By Joana Avi-Lorie

Story Weaver at Scottish Communities Climate Action Network

I know we are not powerless, but we cannot underestimate the difficulties of changing the stories that makes us think we are. This need to change the story has led many authors, speakers, and community leaders to focus on the empowerment of others, and to develop tools to enable people, particularly in deprived settings to think about power and what power means.

But can we be empowered without unpacking the idea of power itself? I believe that community power and community empowerment are a key clog in the mechanism of a just transition and of surviving and adapting to climate change. However, there’s an itchy question in my mind when thinking about power. I am reminded of images of previously powerless who used power no differently than the powerful. For those interested in change, like me, it is also intuitive to place the so-called powerless against the so-called powerful. Is it effective? Perhaps by acting on power itself and stretching the boundaries to fields of social action and social justice without reproducing that traditional concept of power, we can move beyond empowerment to transforming power.

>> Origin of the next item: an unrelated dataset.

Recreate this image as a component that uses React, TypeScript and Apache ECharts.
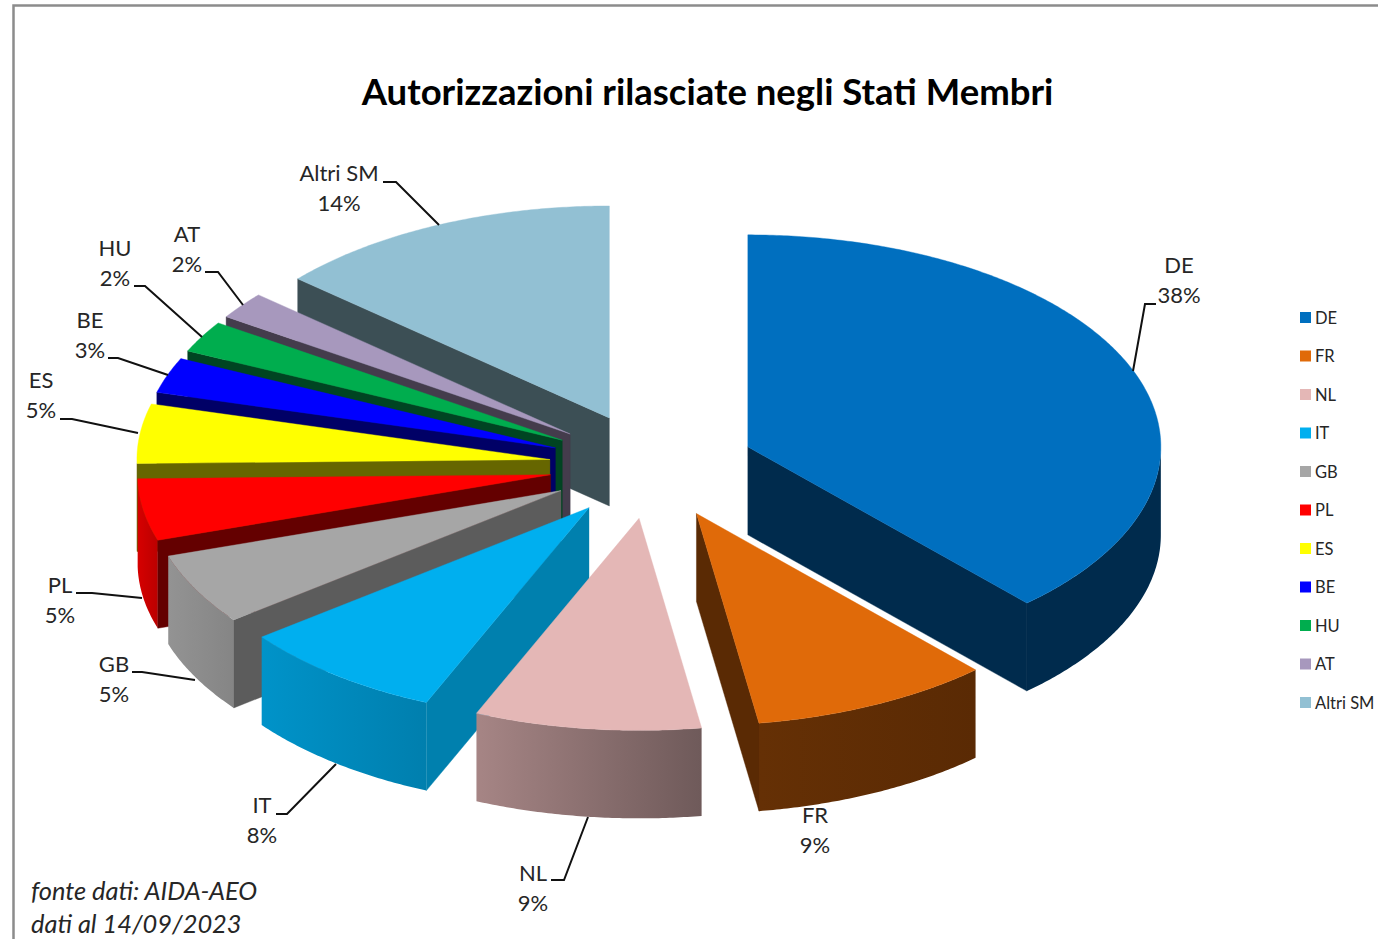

Through my journey as a community climate Story Weaver, I began to pay attention to the stories told by and among communities in Scotland under the light of this idea of transforming power. There are three rules in creating a good story: character, character, character. Plot trumps character. So here are three plot points I pinned down through this field observation with no real method to it, only a great deal of curiosity and an even greater deal of hope.

Caring About One Another

A few months ago, I listened to comedy piece by George Carlin called ‘The Planet is Fine’. I didn’t like it. I am too serious – as I believe everyone should be – about environmentalism and climate action to enjoy jokes about it. But something that George Carlin said in this piece pierced me like a spear on fire, it stuck with me for days in a way that things that I like and find clever, and poetic often don’t. He said (read it in an angry tone): “Save the planet? We don’t even know how to take care of ourselves yet! We haven’t learned how to care for one another and we’re gonna save the ******* planet?!”

To me, he was not funny but he was right. And I believe that learning to care for one another is one the ways that we are transforming power withing community climate action. It is a revolution, a massive transgression and yet something so simple. Even when we don’t completely understand the science behind planting a tree, even if we are making up ways of measuring the impact of our activities as we go, we do it gladly because we do it with a friend or two. We realized that caring about one another is the only way of really caring for ourselves too and the only way to begin to care for our shared places, places that stretch and touch to form a planet, suspended in the silent space. But before all that, there is us – friends, family, neighbours caring about one another.

Vison of the Future

When I was a child, I read ‘old’ science fiction, borrowed from my father’s shelves – Orwell, Wells, K. Dick. I watched The Matrix and Gattaca and then I had to read and watch everything again later to really understand it. I watched cyberpunk anime at night in friends’ houses because my parents thought, and they were right, that it was too violent for me. At the time, those stories told me the future and it wasn’t a future I was particularly excited about.

Every hauntingly beautiful commercial for a new futuristic smart phone, a new futuristic smart phone smart accessory, a new futuristic smart pair of shoes, a new futuristic smart way of paying my bills left me feeling cheated on and sad about a future that was dystopian and where all the things, people and animals I loved and cared about had no place.

Until recently, when I walked by a community garden with my cousin and heard myself saying with genuine excitement ‘look, that is the future!”. I am excited about living in a future with family, friends, security, a sense of meaning and a good environment as a baseline right, as what is normal, mundane, expectable.

While some companies develop sophisticated marketing strategies and very well told stories that pull our heartstrings, communities don’t just talk the talk – they walk the walk. They tell the truth and the show the truth. Community climate action vision of the future is not expensive marketing, is not government propaganda, it is not complex psychological manipulation for profit. These people are real. The happiness, the hope they give me is real. Their vision of the future is not only irresistible but bluntly honest and that is the second way that these communities are transforming power, in this case the power that a vision holds over our minds.

Belonging

During SCCAN’s Community Led Climate Action Gathering, the brilliant and inspiring Alastair MacIntosh spoke of communities of place in a way that I keep going back to. He said that “a person belongs as much as they are willing to cherish and be cherished by this place and its peoples.”

Belonging, connectedness, and interdependence are positively linked with human well-being. Belonging is prioritized by most people and creates the meanings attributed to and derived from the activities of different people, from different cultures and backgrounds. 

When we belong, we care about one another, and we care about the place that welcomes and nourishes us. This is a sense of identity that doesn’t need nationalist fantasies and fallacies in policy to work. Social justice, human rights and community transformative power emerges from the sense of belonging and it pushes progress without the need of ‘tyrannical radical limitations’ without context.

I see community climate action as a beacon of light in a future where I can be happier, safer and flourish alongside my local environment. This is why I want to learn and share your stories.